The modern Turtle trader uses charting tools like ATR, Donchian channels, or volatility bands to define entries and stops. They follow multiple time frames but stay loyal to the system. They avoid predicting and trust price behavior. They recognize that the market rewards discipline more than cleverness.

This strategy teaches traders one of the most valuable truths. You do not need to predict the future. You only need to react to the present with a plan. The Turtles did not guess where markets were headed. They waited for price to show direction. Then they followed that direction until it ended.

This method is timeless because trends are timeless. Whether it is the rise of a tech stock, the drop of a currency, or the breakout of a cryptocurrency, trends create opportunity. The Turtle Strategy gives traders a way to participate without guesswork.

More importantly, it gives traders structure. A trader without structure is vulnerable to every impulse. But a trader with structure can operate with confidence. The market becomes a system of probabilities, not chaos.

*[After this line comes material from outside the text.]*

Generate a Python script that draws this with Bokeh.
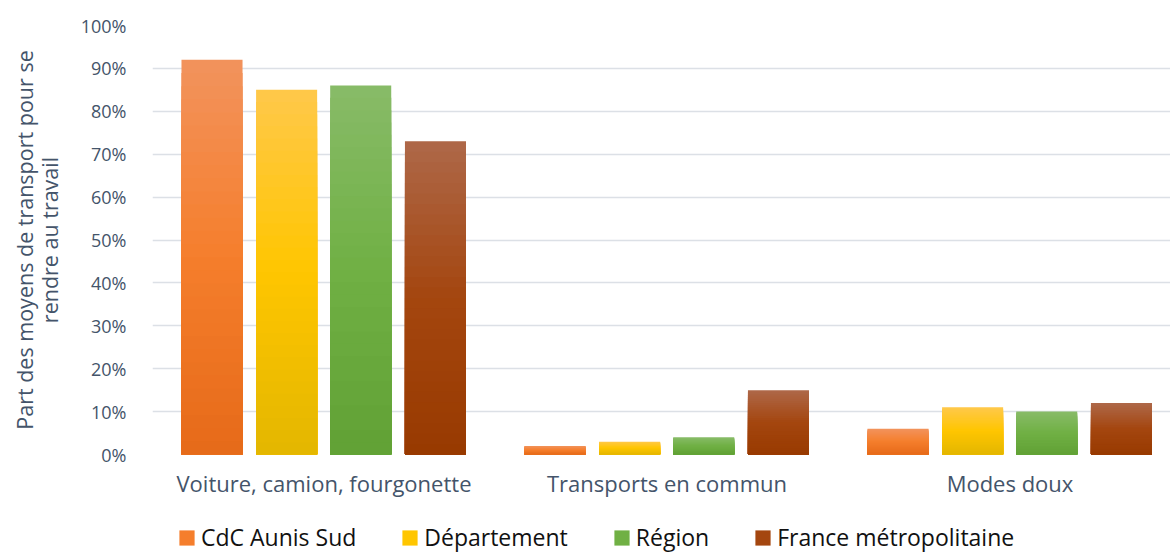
from bokeh.plotting import figure
from bokeh.layouts import column
from bokeh.models import Range1d, FixedTicker, PrintfTickFormatter, Legend, LegendItem
from bokeh.embed import file_html
from bokeh.resources import INLINE

categories = ["Voiture, camion, fourgonette", "Transports en commun", "Modes doux"]
series = ["CdC Aunis Sud", "Département", "Région", "France métropolitaine"]
cdc = [92, 2, 6]
departement = [85, 3, 11]
region = [86, 4, 10]
france = [73, 15, 12]
values = [cdc, departement, region, france]
y_ticks = list(range(0, 101, 10))

# gradient stops (top, middle, bottom) per series
stops = [
    ("#F2935D", "#F57E2C", "#E66A19"),
    ("#FFC84A", "#FFC600", "#E3B600"),
    ("#88BB68", "#70B044", "#61A135"),
    ("#AE6849", "#A4460F", "#983A00"),
]
offsets = [-0.3265, -0.109, 0.107, 0.325]
bar_w = 0.178
N = 30

TEXT = "#44546A"
FONT = "Open Sans"


def hex2rgb(h):
    h = h.lstrip("#")
    return [int(h[i:i + 2], 16) for i in (0, 2, 4)]


def lerp(c1, c2, t):
    a, b = hex2rgb(c1), hex2rgb(c2)
    return "#%02x%02x%02x" % tuple(round(a[i] + (b[i] - a[i]) * t) for i in range(3))


def grad(st, f):
    # f: 1 = top, 0 = bottom
    top, mid, bot = st
    if f >= 0.5:
        return lerp(mid, top, (f - 0.5) / 0.5)
    return lerp(bot, mid, f / 0.5)


frame_left = 152
frame_right = 1170
px_per_cat = 343
x_end = (frame_right - frame_left) / px_per_cat - 0.5

p = figure(width=1170, height=510, output_backend="svg", toolbar_location=None,
           x_range=Range1d(-0.5, x_end), y_range=Range1d(0, 100),
           min_border_left=152, min_border_right=0, min_border_top=25, min_border_bottom=56)
p.outline_line_color = None
p.xgrid.grid_line_color = None
p.ygrid.grid_line_color = "#DCE0E6"
p.ygrid.grid_line_width = 1.5
p.ygrid.ticker = FixedTicker(ticks=y_ticks)

for si, (name, vals, st, off) in enumerate(zip(series, values, stops, offsets)):
    xs = [i + off for i in range(len(categories))]
    for k in range(N):
        f = (N - k) / N
        tops = [v * f for v in vals]
        p.quad(left=[x - bar_w / 2 for x in xs], right=[x + bar_w / 2 for x in xs],
               bottom=[0] * len(vals), top=tops,
               fill_color=grad(st, f - 0.5 / N), line_color=None)

# y axis
p.yaxis.ticker = FixedTicker(ticks=y_ticks)
p.yaxis.formatter = PrintfTickFormatter(format="%d%%")
p.yaxis.axis_line_color = None
p.yaxis.major_tick_line_color = None
p.yaxis.minor_tick_line_color = None
p.yaxis.major_label_text_font = FONT
p.yaxis.major_label_text_font_size = "18px"
p.yaxis.major_label_text_color = TEXT
p.yaxis.major_label_standoff = 20
p.yaxis.axis_label = "Part des moyens de transport pour se\nrendre au travail"
p.yaxis.axis_label_text_font = FONT
p.yaxis.axis_label_text_font_size = "21.5px"
p.yaxis.axis_label_text_font_style = "normal"
p.yaxis.axis_label_text_color = TEXT
p.yaxis.axis_label_text_line_height = 0.85
p.yaxis.axis_label_standoff = 14

# x axis
p.xaxis.ticker = FixedTicker(ticks=list(range(len(categories))))
p.xaxis.major_label_overrides = {i: c for i, c in enumerate(categories)}
p.xaxis.axis_line_color = None
p.xaxis.major_tick_line_color = None
p.xaxis.minor_tick_line_color = None
p.xaxis.major_label_text_font = FONT
p.xaxis.major_label_text_font_size = "22px"
p.xaxis.major_label_text_color = TEXT
p.xaxis.major_label_standoff = 7

# legend strip
q = figure(width=1170, height=42, output_backend="svg", toolbar_location=None,
           x_range=Range1d(0, 1), y_range=Range1d(0, 1),
           min_border_left=0, min_border_right=0, min_border_top=0, min_border_bottom=0)
q.axis.visible = False
q.grid.visible = False
q.outline_line_color = None
nan = float("nan")
items = []
for name, st in zip(series, stops):
    r = q.quad(left=[nan], right=[nan], bottom=[nan], top=[nan], fill_color=st[1], line_color=None)
    items.append(LegendItem(label=name, renderers=[r]))
legend = Legend(items=items, orientation="horizontal", location=(25, -1),
                border_line_color=None, background_fill_alpha=0,
                label_text_font=FONT, label_text_font_size="23px", label_text_color="#111111",
                glyph_width=19, glyph_height=19, label_standoff=5, spacing=44,
                padding=2, margin=0)
q.add_layout(legend, "center")

layout = column(p, q, spacing=0)
open("out.html", "w").write(file_html(layout, INLINE))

The Turtle Strategy is not easy. It is simple, but simple is not the same as easy. It requires emotional maturity, patience, and the strength to follow rules during difficult periods. That is why the original Turtles succeeded. They were chosen not for talent, but for their willingness to follow rules.

If you want to become a modern Turtle, start by building a system you trust. Define your entries, exits, stops, and position-sizing rules. Test your system. Then trade it with commitment. Ignore the noise. Follow your signals. Review your trades without judgment. Over time, you will develop your own version of the Turtle mindset.

The strongest traders in the world are not the most intelligent. They are the most disciplined. This is the legacy of the Turtle Strategy. A reminder that rules, structure, and patience can outperform prediction and complexity.

If you embrace those principles, you are already ahead of most traders.